Il vero Patto dovrebbe essere quello della solidarietà e dell’inclusione. Nella piena consapevolezza che la prima vera assunzione di responsabilità deve avvenire, e per fortuna è avvenuto a seguito della pandemia con il Pnrr, in quel contesto più ampio, ma più valido e sostanziale, qual è quello europeo. E noi siamo avvertiti della posizione ultranazionalista di Giorgia Meloni, non a caso alleata con tutte le figure di spicco presenti negli altri 27 paesi intenzionate a far afflosciare, se non del tutto caracollare, il progetto dell’Unione. Crosetto apprezziamo il tentativo, ma non riesce!

E in fondo, cos’è stata la lunga, ostinata opposizione al Governo Draghi se non una guerra all’Europa? Il guaio della Meloni e di Crosetto sarà proprio quello di dover , in caso di vittoria a fine settembre, gestire la linea di Mario Draghi concordata, punto per punto, con Bruxelles, evidentemente poco disposta a coprirci d’ingenti investimenti senza le adeguate garanzie.

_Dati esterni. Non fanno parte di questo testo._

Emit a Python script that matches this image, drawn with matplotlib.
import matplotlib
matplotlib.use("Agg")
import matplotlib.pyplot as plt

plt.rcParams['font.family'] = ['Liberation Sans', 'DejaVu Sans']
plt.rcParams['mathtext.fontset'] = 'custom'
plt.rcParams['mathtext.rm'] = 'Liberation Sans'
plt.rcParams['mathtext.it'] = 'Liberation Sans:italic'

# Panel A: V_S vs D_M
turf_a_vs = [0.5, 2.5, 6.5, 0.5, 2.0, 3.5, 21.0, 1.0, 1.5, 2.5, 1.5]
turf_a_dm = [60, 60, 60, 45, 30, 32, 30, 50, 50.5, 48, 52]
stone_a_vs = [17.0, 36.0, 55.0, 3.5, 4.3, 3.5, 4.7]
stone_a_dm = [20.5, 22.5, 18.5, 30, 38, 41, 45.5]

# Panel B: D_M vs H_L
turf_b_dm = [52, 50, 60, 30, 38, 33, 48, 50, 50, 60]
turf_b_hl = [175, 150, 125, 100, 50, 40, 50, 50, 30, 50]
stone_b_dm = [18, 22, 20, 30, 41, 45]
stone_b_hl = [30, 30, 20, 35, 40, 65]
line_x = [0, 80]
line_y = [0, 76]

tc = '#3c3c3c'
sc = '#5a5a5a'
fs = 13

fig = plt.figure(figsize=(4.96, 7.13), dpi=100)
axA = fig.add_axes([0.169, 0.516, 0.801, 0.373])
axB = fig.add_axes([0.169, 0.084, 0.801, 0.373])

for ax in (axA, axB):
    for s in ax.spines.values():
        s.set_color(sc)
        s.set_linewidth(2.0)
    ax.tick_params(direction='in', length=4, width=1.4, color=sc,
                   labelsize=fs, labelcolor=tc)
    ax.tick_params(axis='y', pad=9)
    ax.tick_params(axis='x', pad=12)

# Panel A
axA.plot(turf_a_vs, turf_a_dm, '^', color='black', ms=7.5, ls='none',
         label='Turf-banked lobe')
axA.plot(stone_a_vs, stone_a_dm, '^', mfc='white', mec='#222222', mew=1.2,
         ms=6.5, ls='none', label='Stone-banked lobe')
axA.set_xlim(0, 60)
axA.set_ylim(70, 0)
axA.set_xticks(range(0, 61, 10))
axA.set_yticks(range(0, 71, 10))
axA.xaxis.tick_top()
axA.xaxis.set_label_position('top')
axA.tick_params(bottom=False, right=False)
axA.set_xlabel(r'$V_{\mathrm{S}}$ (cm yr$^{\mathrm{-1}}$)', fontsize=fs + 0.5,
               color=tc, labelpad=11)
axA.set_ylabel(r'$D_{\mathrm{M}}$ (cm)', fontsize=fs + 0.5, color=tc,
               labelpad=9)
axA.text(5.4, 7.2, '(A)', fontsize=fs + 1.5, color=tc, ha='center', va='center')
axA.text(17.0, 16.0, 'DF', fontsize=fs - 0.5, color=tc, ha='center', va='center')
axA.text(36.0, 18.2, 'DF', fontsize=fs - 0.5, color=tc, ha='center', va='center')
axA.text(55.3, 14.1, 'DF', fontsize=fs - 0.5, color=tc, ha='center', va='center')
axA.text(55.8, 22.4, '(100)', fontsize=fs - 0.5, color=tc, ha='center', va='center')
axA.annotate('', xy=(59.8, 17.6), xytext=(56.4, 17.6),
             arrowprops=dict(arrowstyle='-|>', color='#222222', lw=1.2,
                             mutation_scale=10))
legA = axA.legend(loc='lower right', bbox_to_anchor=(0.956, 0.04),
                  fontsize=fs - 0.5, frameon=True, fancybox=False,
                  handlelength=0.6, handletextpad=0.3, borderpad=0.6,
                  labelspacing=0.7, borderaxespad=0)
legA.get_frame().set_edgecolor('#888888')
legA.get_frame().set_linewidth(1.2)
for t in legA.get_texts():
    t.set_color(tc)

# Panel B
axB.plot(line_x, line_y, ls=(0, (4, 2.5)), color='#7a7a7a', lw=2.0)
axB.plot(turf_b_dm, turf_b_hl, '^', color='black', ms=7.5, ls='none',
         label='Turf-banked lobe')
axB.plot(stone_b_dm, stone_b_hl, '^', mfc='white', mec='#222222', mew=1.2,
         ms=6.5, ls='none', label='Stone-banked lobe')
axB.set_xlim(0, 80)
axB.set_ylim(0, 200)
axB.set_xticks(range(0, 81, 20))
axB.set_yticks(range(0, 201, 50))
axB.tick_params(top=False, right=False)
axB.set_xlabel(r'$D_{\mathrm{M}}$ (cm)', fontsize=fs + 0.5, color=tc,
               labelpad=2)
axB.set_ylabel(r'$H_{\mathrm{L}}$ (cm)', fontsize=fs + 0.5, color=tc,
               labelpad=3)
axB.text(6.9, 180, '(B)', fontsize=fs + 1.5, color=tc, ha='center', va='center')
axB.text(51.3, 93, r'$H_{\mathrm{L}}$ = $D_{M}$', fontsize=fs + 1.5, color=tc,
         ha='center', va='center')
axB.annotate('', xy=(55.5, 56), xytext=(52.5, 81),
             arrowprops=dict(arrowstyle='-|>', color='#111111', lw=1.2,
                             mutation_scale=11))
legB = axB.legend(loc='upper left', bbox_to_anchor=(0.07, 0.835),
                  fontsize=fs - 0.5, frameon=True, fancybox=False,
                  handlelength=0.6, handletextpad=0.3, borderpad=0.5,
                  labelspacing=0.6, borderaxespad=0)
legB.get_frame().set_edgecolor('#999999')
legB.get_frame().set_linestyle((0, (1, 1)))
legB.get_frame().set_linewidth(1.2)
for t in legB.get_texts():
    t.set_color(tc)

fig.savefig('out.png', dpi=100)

Poi, tanto per fare la “birichinata” di smentire un po’ anche Crosetto, Giorgia Meloni è fresca fresca di dichiarazioni sul blocco navale che intenderebbe organizzare per fermare gli sbarchi degli immigrati. E’ nota la posizione dell’Europa al riguardo. Intenzionata com’è, sia pure nella consapevolezza delle dimensioni drammatiche di un fenomeno mondiale, a conservare almeno un po’ di quello spirito solidale e di relazione con popoli e paesi che ci guardano come un faro di civiltà, di pace e di speranza al fine di veder soddisfatti almeno i più elementari bisogni che ha ogni essere umano, oltre che rispondere in qualche modo ad una grave crisi demografica. C’è dunque, in ogni caso, una natura spontanea, sostanziale ed ineliminabile, che continuamente emerge in Fratelli d’Italia e in buona parte della destra. E proprio mentre si muovono, e finalmente, i primi passi per giungere ad una effettiva redistribuzione dei migranti all’interno dei 27.

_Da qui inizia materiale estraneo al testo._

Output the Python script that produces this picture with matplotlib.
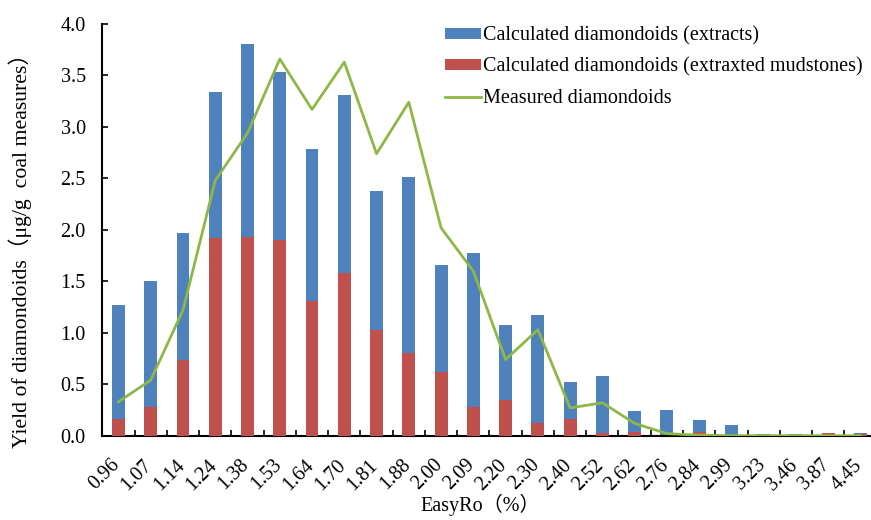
import matplotlib
matplotlib.use("Agg")
import matplotlib.pyplot as plt
import matplotlib.transforms as mtransforms
import numpy as np

easyro = ["0.96", "1.07", "1.14", "1.24", "1.38", "1.53", "1.64", "1.70",
          "1.81", "1.88", "2.00", "2.09", "2.20", "2.30", "2.40", "2.52",
          "2.62", "2.76", "2.84", "2.99", "3.23", "3.46", "3.87", "4.45"]

calc_extracts = [1.27, 1.50, 1.97, 3.34, 3.81, 3.53, 2.79, 3.31,
                 2.38, 2.51, 1.66, 1.78, 1.08, 1.17, 0.52, 0.58,
                 0.24, 0.25, 0.15, 0.10, 0.02, 0.02, 0.03, 0.025]

calc_mudstones = [0.16, 0.28, 0.74, 1.92, 1.93, 1.90, 1.31, 1.58,
                  1.03, 0.80, 0.62, 0.28, 0.35, 0.12, 0.16, 0.03,
                  0.04, 0.0, 0.04, 0.0, 0.0, 0.0, 0.025, 0.02]

measured = [0.33, 0.54, 1.22, 2.48, 2.94, 3.66, 3.17, 3.63,
            2.74, 3.24, 2.02, 1.60, 0.74, 1.03, 0.27, 0.32,
            0.12, 0.02, 0.005, 0.0, 0.0, 0.0, 0.0, 0.0]

serif = ["Liberation Serif", "Noto Sans CJK SC"]
plt.rcParams["font.family"] = serif
plt.rcParams["font.size"] = 14.5

fig = plt.figure(figsize=(8.71, 5.20), dpi=100)
ax = fig.add_axes([0.1175, 0.1621, 0.8889, 0.7917])

x = np.arange(len(easyro))
w = 0.40
b1 = ax.bar(x, calc_extracts, width=w, color="#4F81BD", zorder=2,
            label="Calculated diamondoids (extracts)")
b2 = ax.bar(x, calc_mudstones, width=w, color="#C0504D", zorder=3,
            label="Calculated diamondoids (extraxted mudstones)")
l1, = ax.plot(x, measured, color="#8DB848", lw=2.0, zorder=4,
              label="Measured diamondoids")

ax.set_xlim(-0.5, len(easyro) - 0.5)
ax.set_ylim(0, 4.0)
yt = np.arange(0, 4.01, 0.5)
ax.set_yticks(yt)
ax.set_yticklabels([f"{v:.1f}" for v in yt])

ax.set_xticks(x)
ax.set_xticklabels(easyro, rotation=45, ha="right", rotation_mode="anchor")
ax.set_xticks(np.arange(0.5, len(easyro) - 0.5, 1.0), minor=True)
ax.tick_params(axis="x", which="major", length=0, pad=10)
ax.tick_params(axis="x", which="minor", direction="in", length=4, width=1.2)
ax.tick_params(axis="y", direction="in", length=4, width=1.2, pad=12)

# nudge the rotated category labels a little left and down
shift = mtransforms.ScaledTranslation(-0.08, -0.06, fig.dpi_scale_trans)
for lab in ax.get_xticklabels():
    lab.set_transform(lab.get_transform() + shift)

for s in ("top", "right"):
    ax.spines[s].set_visible(False)
for s in ("left", "bottom"):
    ax.spines[s].set_linewidth(1.5)

ax.set_ylabel("Yield of diamondoids（μg/g  coal measures）", fontsize=15.7)
ax.yaxis.set_label_coords(-0.091, 0.463)
ax.set_xlabel("EasyRo（%）")
ax.xaxis.set_label_coords(0.488, -0.142)

fig.legend(handles=[b1, b2, l1], loc="upper left",
           bbox_to_anchor=(0.502, 0.965),
           frameon=False, handlelength=1.75, handleheight=0.45,
           handletextpad=0.1, labelspacing=0.6, borderaxespad=0,
           fontsize=14.5)

fig.savefig("out.png", dpi=100)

E’ più salutare perciò presentarsi per quello che si è piuttosto per provare a fare “il democristiano” ad ogni costo. E’ bene che gli italiani si misurino, invece, a viso aperto soprattutto su questo tema dell’Europa lasciando stare gli appelli che, fatalmente, saranno destinati a lasciare il tempo che trovano.

Un’altra storiella è quella che riguarda Luigi Di Maio. Chiede “pari dignità” per tutti i partiti della coalizione che Enrico Letta sta preparando nel peggiori dei modi. Luigi Di Maio, nonostante la calura estiva, ha improvvisamente scoperto che la sua strada doveva essere un’altra rispetto al “vaffaismo” con cui si era contraddistinto. La sua “conversione” ha segnato l’inizio della fine dell’esperienza di Mario Draghi a Palazzo Chigi. Ma se di fronte ad un empito di coscienza nulla quaestio, è il modo a disvelare la scarsa sostanza e l’ancor minore tensione ideale. Egli infatti non s’è ingegnato a darci un progetto, bensì si è solo preoccupato di trovare la copertura adeguata ad evitargli la raccolta delle firme per il proprio neonato raggruppamento. Ma, poi, finisce,  lui capopartito, a candidarsi nella lista del Pd. Non gli resta che chiedere … pari dignità.

Storielle d’Italia, quella del Gigante e la Bambina e quella dell’ex leader dei 5 Stelle. Certo, diverse tra di loro, ma comunque utili a farci meditare su come ci si trovi di fronte davvero ad una crisi di sistema che trasforma la lotta politica e persino i tratti umani dei personaggi che la interpretano.